- [DATASET EXTRACT]
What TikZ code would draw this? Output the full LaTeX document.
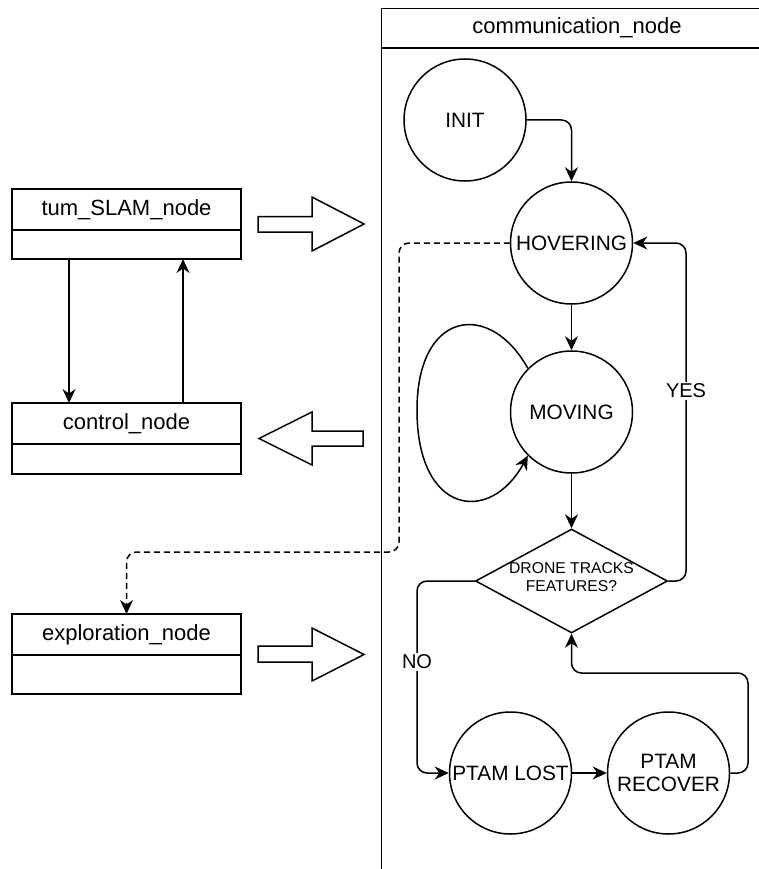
\documentclass[tikz,border=0pt]{standalone}
\usepackage{fontspec}
\setmainfont{Liberation Sans}
\usetikzlibrary{arrows.meta,shapes.geometric,calc}
\begin{document}
\begin{tikzpicture}[x=1pt,y=-1pt,
  line width=1.5pt,
  tip/.style={-{Stealth[length=14pt,width=13pt,inset=4.5pt]}},
  conn/.style={draw,tip,rounded corners=10pt},
  state/.style={circle,draw,minimum size=122pt,inner sep=0pt,align=center,
    font=\fontsize{20.8}{23.5}\selectfont},
  classhead/.style={draw,minimum width=229pt,minimum height=41pt,inner sep=0pt,
    outer sep=0pt,font=\fontsize{22}{25}\selectfont},
  classbody/.style={draw,minimum width=229pt,inner sep=0pt,outer sep=0pt,anchor=north},
  lbl/.style={fill=white,inner sep=1.5pt,font=\fontsize{20}{23}\selectfont},
  block/.style={draw,fill=white,line join=miter}
]
\useasboundingbox (0,0) rectangle (758,869);

% swimlane of the communication node (open to the right and bottom)
\draw (381.5,880) -- (381.5,8.5) -- (775,8.5);
\draw (381.5,48) -- (775,48);
\node[font=\fontsize{22}{25}\selectfont] (lanehead) at (577,28) {communication\_node};

% class boxes on the left
\node[classhead] (slam) at (126.5,209.5) {tum\_SLAM\_node};
\node[classbody,minimum height=29pt] (slambody) at (slam.south) {};
\node[classhead] (ctrl) at (126.5,423.5) {control\_node};
\node[classbody,minimum height=30pt] (ctrlbody) at (ctrl.south) {};
\node[classhead] (expl) at (126.5,634.5) {exploration\_node};
\node[classbody,minimum height=39pt] (explbody) at (expl.south) {};

\draw[tip] ($(slambody.south west)+(57,0)$) -- ($(ctrl.north west)+(57,0)$);
\draw[tip] ($(ctrl.north west)+(171,0)$) -- ($(slambody.south west)+(171,0)$);

% block arrows between the lanes
\draw[block] (258,216.5) -- (312,216.5) -- (312,197) -- (364,224) -- (312,251)
  -- (312,232) -- (258,232) -- cycle;
\draw[block] (363,431) -- (312,431) -- (312,412) -- (259,438.5) -- (312,465)
  -- (312,446) -- (363,446) -- cycle;
\draw[block] (258,646) -- (312,646) -- (312,628) -- (364,654.5) -- (312,681)
  -- (312,662) -- (258,662) -- cycle;

% state machine
\node[state] (init) at (465,120) {INIT};
\node[state] (hover) at (571.5,243) {HOVERING};
\node[state] (moving) at (571.5,412) {MOVING};
\node[diamond,draw,aspect=1.85,minimum width=192pt,minimum height=104pt,inner sep=0pt] (dec) at (571.5,581) {};
\node[font=\fontsize{15.7}{17.7}\selectfont,align=center] (dectext) at (571.5,577) {DRONE TRACKS\\FEATURES?};
\node[state] (lost) at (510.5,773) {PTAM LOST};
\node[state] (recover) at (668.5,773) {PTAM\\RECOVER};

\coordinate (yesbend) at (686,243);
\coordinate (nobend) at (417,773);
\coordinate (recbend) at (748,673);
\coordinate (dashbend) at (399,552);

\draw[conn] (init.east) -| (hover.north);
\draw[conn] (hover.south) -- (moving.north);
\draw[tip] (moving.135) .. controls (490,300) and (417,310) .. (417,410)
  .. controls (417,515) and (490,525) .. (moving.225);
\draw[conn] (moving.south) -- (dec.north);
\draw[conn] (dec.east) -| (yesbend) -- (hover.east);
\node[lbl] (yeslbl) at (686,391) {YES};
\draw[conn] (dec.west) -| (nobend) -- (lost.west);
\node[lbl] (nolbl) at (417,662) {NO};
\draw[conn] (lost.east) -- (recover.west);
\draw[conn] (recover.east) -| (recbend) -| (dec.south);

% dashed link from hovering to the exploration node
\draw[conn,dash pattern=on 6pt off 4pt] (hover.west) -| (dashbend) -| (expl.north);
\end{tikzpicture}
\end{document}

- [SHORT EXERCISE]
Retype the listing exactly. Pictures do not belong in the copy.

- [SOLUTION TO THIS EXERCISE]
What TikZ code would draw this? Output the full LaTeX document.
\documentclass[tikz,border=0pt]{standalone}
\usepackage{fontspec}
\setmainfont{Liberation Sans}
\usetikzlibrary{arrows.meta,shapes.geometric,calc}
\begin{document}
\begin{tikzpicture}[x=1pt,y=-1pt,
  line width=1.5pt,
  tip/.style={-{Stealth[length=14pt,width=13pt,inset=4.5pt]}},
  conn/.style={draw,tip,rounded corners=10pt},
  state/.style={circle,draw,minimum size=122pt,inner sep=0pt,align=center,
    font=\fontsize{20.8}{23.5}\selectfont},
  classhead/.style={draw,minimum width=229pt,minimum height=41pt,inner sep=0pt,
    outer sep=0pt,font=\fontsize{22}{25}\selectfont},
  classbody/.style={draw,minimum width=229pt,inner sep=0pt,outer sep=0pt,anchor=north},
  lbl/.style={fill=white,inner sep=1.5pt,font=\fontsize{20}{23}\selectfont},
  block/.style={draw,fill=white,line join=miter}
]
\useasboundingbox (0,0) rectangle (758,869);

% swimlane of the communication node (open to the right and bottom)
\draw (381.5,880) -- (381.5,8.5) -- (775,8.5);
\draw (381.5,48) -- (775,48);
\node[font=\fontsize{22}{25}\selectfont] (lanehead) at (577,28) {communication\_node};

% class boxes on the left
\node[classhead] (slam) at (126.5,209.5) {tum\_SLAM\_node};
\node[classbody,minimum height=29pt] (slambody) at (slam.south) {};
\node[classhead] (ctrl) at (126.5,423.5) {control\_node};
\node[classbody,minimum height=30pt] (ctrlbody) at (ctrl.south) {};
\node[classhead] (expl) at (126.5,634.5) {exploration\_node};
\node[classbody,minimum height=39pt] (explbody) at (expl.south) {};

\draw[tip] ($(slambody.south west)+(57,0)$) -- ($(ctrl.north west)+(57,0)$);
\draw[tip] ($(ctrl.north west)+(171,0)$) -- ($(slambody.south west)+(171,0)$);

% block arrows between the lanes
\draw[block] (258,216.5) -- (312,216.5) -- (312,197) -- (364,224) -- (312,251)
  -- (312,232) -- (258,232) -- cycle;
\draw[block] (363,431) -- (312,431) -- (312,412) -- (259,438.5) -- (312,465)
  -- (312,446) -- (363,446) -- cycle;
\draw[block] (258,646) -- (312,646) -- (312,628) -- (364,654.5) -- (312,681)
  -- (312,662) -- (258,662) -- cycle;

% state machine
\node[state] (init) at (465,120) {INIT};
\node[state] (hover) at (571.5,243) {HOVERING};
\node[state] (moving) at (571.5,412) {MOVING};
\node[diamond,draw,aspect=1.85,minimum width=192pt,minimum height=104pt,inner sep=0pt] (dec) at (571.5,581) {};
\node[font=\fontsize{15.7}{17.7}\selectfont,align=center] (dectext) at (571.5,577) {DRONE TRACKS\\FEATURES?};
\node[state] (lost) at (510.5,773) {PTAM LOST};
\node[state] (recover) at (668.5,773) {PTAM\\RECOVER};

\coordinate (yesbend) at (686,243);
\coordinate (nobend) at (417,773);
\coordinate (recbend) at (748,673);
\coordinate (dashbend) at (399,552);

\draw[conn] (init.east) -| (hover.north);
\draw[conn] (hover.south) -- (moving.north);
\draw[tip] (moving.135) .. controls (490,300) and (417,310) .. (417,410)
  .. controls (417,515) and (490,525) .. (moving.225);
\draw[conn] (moving.south) -- (dec.north);
\draw[conn] (dec.east) -| (yesbend) -- (hover.east);
\node[lbl] (yeslbl) at (686,391) {YES};
\draw[conn] (dec.west) -| (nobend) -- (lost.west);
\node[lbl] (nolbl) at (417,662) {NO};
\draw[conn] (lost.east) -- (recover.west);
\draw[conn] (recover.east) -| (recbend) -| (dec.south);

% dashed link from hovering to the exploration node
\draw[conn,dash pattern=on 6pt off 4pt] (hover.west) -| (dashbend) -| (expl.north);
\end{tikzpicture}
\end{document}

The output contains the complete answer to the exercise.